Could the lines from the start of the data through the line with "plt.rcParams['mathtext.it'] = 'Liberation" be set down exactly, with no pictures among them?
-- start Collected material --
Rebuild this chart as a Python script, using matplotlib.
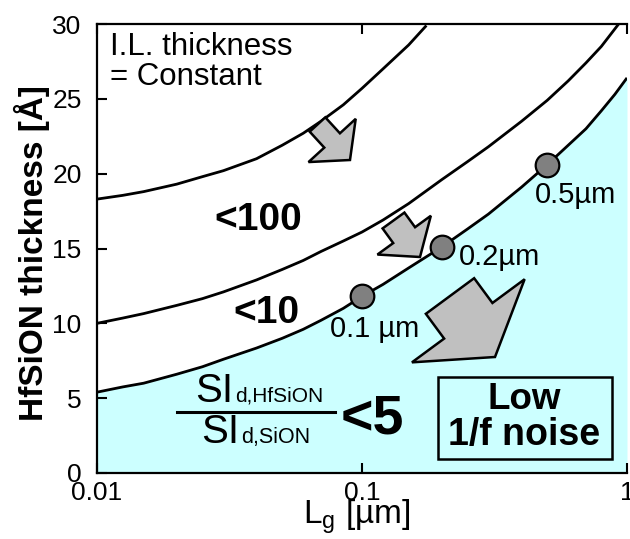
import numpy as np
import matplotlib
matplotlib.use("Agg")
import matplotlib.pyplot as plt
from matplotlib.patches import Polygon, Rectangle

plt.rcParams['font.family'] = ['Liberation Sans', 'DejaVu Sans']
plt.rcParams['mathtext.fontset'] = 'custom'
plt.rcParams['mathtext.rm'] = 'Liberation Sans'
plt.rcParams['mathtext.it'] = 'Liberation Sans'

# ---- data ----
lg_low = [0.01, 0.0125, 0.015, 0.02, 0.025, 0.03, 0.04, 0.05, 0.06, 0.07, 0.085, 0.1,
          0.12, 0.15, 0.2, 0.25, 0.3, 0.4, 0.5, 0.6, 0.7, 0.8, 0.9, 1.0]
t_low = [5.4, 5.75, 6.0, 6.6, 7.1, 7.6, 8.35, 9.0, 9.6, 10.2, 11.0, 11.8,
         12.6, 13.7, 15.1, 16.3, 17.3, 19.1, 20.6, 21.9, 23.0, 24.2, 25.3, 26.4]   # ratio < 5

lg_mid = [0.01, 0.0125, 0.015, 0.02, 0.025, 0.03, 0.04, 0.05, 0.06, 0.07, 0.085, 0.1,
          0.12, 0.15, 0.2, 0.25, 0.3, 0.4, 0.5, 0.6, 0.7, 0.8, 0.93]
t_mid = [10.0, 10.35, 10.65, 11.2, 11.65, 12.1, 12.9, 13.6, 14.2, 14.8, 15.5, 16.1,
         16.9, 18.0, 19.6, 20.8, 21.8, 23.5, 24.9, 26.2, 27.4, 28.5, 30.0]  # ratio < 10

lg_top = [0.01, 0.0125, 0.015, 0.02, 0.025, 0.03, 0.04, 0.05, 0.06, 0.07, 0.085, 0.1,
          0.12, 0.15, 0.175]
t_top = [18.3, 18.55, 18.8, 19.3, 19.8, 20.2, 21.0, 21.9, 22.7, 23.5, 24.6, 25.7,
         27.0, 28.6, 29.9]  # ratio < 100

dot_lg = [0.1, 0.2, 0.5]
dot_t = [11.8, 15.1, 20.6]
dot_labels = ["0.1 µm", "0.2µm", "0.5µm"]

region_labels = ["<100", "<10"]
x_ticks = [0.01, 0.1, 1]
x_ticklabels = ["0.01", "0.1", "1"]
y_ticks = [0, 5, 10, 15, 20, 25, 30]

# ---- figure ----
W, H = 630, 539
fig = plt.figure(figsize=(W / 100, H / 100), dpi=100)
AX_L, AX_R, AX_T, AX_B = 97, 627, 24, 473
ax = fig.add_axes([AX_L / W, (H - AX_B) / H, (AX_R - AX_L) / W, (AX_B - AX_T) / H])
ax.set_xscale('log')
ax.set_xlim(0.01, 1)
ax.set_ylim(0, 30)

def px2ax(x, y):
    return ((x - AX_L) / (AX_R - AX_L), (AX_B - y) / (AX_B - AX_T))

cyan = '#CCFFFF'
ax.fill_between(lg_low, t_low, 0, color=cyan, lw=0, zorder=1)
for xs, ys in [(lg_low, t_low), (lg_mid, t_mid), (lg_top, t_top)]:
    ax.plot(xs, ys, color='black', lw=2.0, zorder=3, solid_capstyle='butt',
            solid_joinstyle='round')

ax.plot(dot_lg, dot_t, 'o', ms=17, mfc='#808080', mec='black', mew=1.6, zorder=5)
offsets = [(-32, -41), (17, -18), (-12, -38)]
for x, y, lab, off in zip(dot_lg, dot_t, dot_labels, offsets):
    ax.annotate(lab, (x, y), xytext=off, textcoords='offset pixels',
                fontsize=21, ha='left', va='baseline', zorder=6)

# block arrows (image pixel geometry)
def block_arrow(tail, tip, shaft_hw, head_hw, head_len):
    t = np.array(tail, float); p = np.array(tip, float)
    d = p - t; L = np.hypot(*d); u = d / L; n = np.array([-u[1], u[0]])
    b = p - u * head_len
    pts = [t + n * shaft_hw, b + n * shaft_hw, b + n * head_hw, p,
           b - n * head_hw, b - n * shaft_hw, t - n * shaft_hw]
    pts = [px2ax(*q) for q in pts]
    ax.add_patch(Polygon(pts, closed=True, transform=ax.transAxes, fc='#C0C0C0',
                         ec='black', lw=1.8, zorder=4, joinstyle='miter'))

block_arrow((317.5, 124.5), (350, 160), 10.6, 32, 26.5)
block_arrow((393.5, 220.5), (420, 257), 13.5, 33, 27)
block_arrow((450, 296), (495, 357), 30, 70, 45)

# texts
ax.text(*px2ax(110, 55), "I.L. thickness", fontsize=22.5, ha='left', va='baseline', transform=ax.transAxes)
ax.text(*px2ax(110, 85), "= Constant", fontsize=22.5, ha='left', va='baseline', transform=ax.transAxes)
ax.text(*px2ax(258, 230), region_labels[0], fontsize=28, fontweight='bold', ha='center', va='baseline', transform=ax.transAxes)
ax.text(*px2ax(266, 323), region_labels[1], fontsize=28, fontweight='bold', ha='center', va='baseline', transform=ax.transAxes)

# fraction
ax.text(*px2ax(233, 402), "SI", fontsize=29, ha='right', va='baseline', transform=ax.transAxes)
ax.text(*px2ax(235, 402), "d,HfSiON", fontsize=15, ha='left', va='baseline', transform=ax.transAxes)
ax.text(*px2ax(239, 443), "SI", fontsize=29, ha='right', va='baseline', transform=ax.transAxes)
ax.text(*px2ax(241, 443), "d,SiON", fontsize=15.5, ha='left', va='baseline', transform=ax.transAxes)
fx0, fy0 = px2ax(177, 412); fx1, _ = px2ax(335, 412)
ax.plot([fx0, fx1], [fy0, fy0], color='black', lw=2.2, transform=ax.transAxes, zorder=6)
ax.text(*px2ax(341, 434), "<5", fontsize=40, fontweight='bold', ha='left', va='baseline', transform=ax.transAxes)

# box
bx0, by0 = px2ax(438, 459); bx1, by1 = px2ax(612, 377)
ax.add_patch(Rectangle((bx0, by0), bx1 - bx0, by1 - by0, transform=ax.transAxes,
                       fc=cyan, ec='black', lw=1.8, zorder=6))
ax.text(*px2ax(524, 409), "Low", fontsize=26.5, fontweight='bold', ha='center', va='baseline', transform=ax.transAxes, zorder=7)
ax.text(*px2ax(524, 445), "1/f noise", fontsize=27, fontweight='bold', ha='center', va='baseline', transform=ax.transAxes, zorder=7)

# axes styling
for s in ['left', 'bottom', 'top']:
    ax.spines[s].set_linewidth(1.6)
ax.spines['right'].set_visible(False)
ax.set_xticks(x_ticks)
ax.set_xticklabels(x_ticklabels)
ax.xaxis.set_minor_locator(matplotlib.ticker.NullLocator())
ax.set_yticks(y_ticks)
ax.tick_params(direction='in', length=7, width=1.5, labelsize=19, top=True, right=False)
ax.tick_params(axis='y', pad=11)
ax.tick_params(axis='x', pad=6)

ax.set_xlabel(r"L$_\mathregular{g}$ [µm]", fontsize=24)
ax.xaxis.set_label_coords(*px2ax(357, 498))
ax.set_ylabel("HfSiON thickness [Å]", fontsize=24, fontweight='bold')
ax.yaxis.set_label_coords(*px2ax(50, 253))

fig.savefig("out.png", dpi=100)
-- end Collected material --
• Task result:
Rebuild this chart as a Python script, using matplotlib.
import numpy as np
import matplotlib
matplotlib.use("Agg")
import matplotlib.pyplot as plt
from matplotlib.patches import Polygon, Rectangle

plt.rcParams['font.family'] = ['Liberation Sans', 'DejaVu Sans']
plt.rcParams['mathtext.fontset'] = 'custom'
plt.rcParams['mathtext.rm'] = 'Liberation Sans'
plt.rcParams['mathtext.it'] = 'Liberation Sans'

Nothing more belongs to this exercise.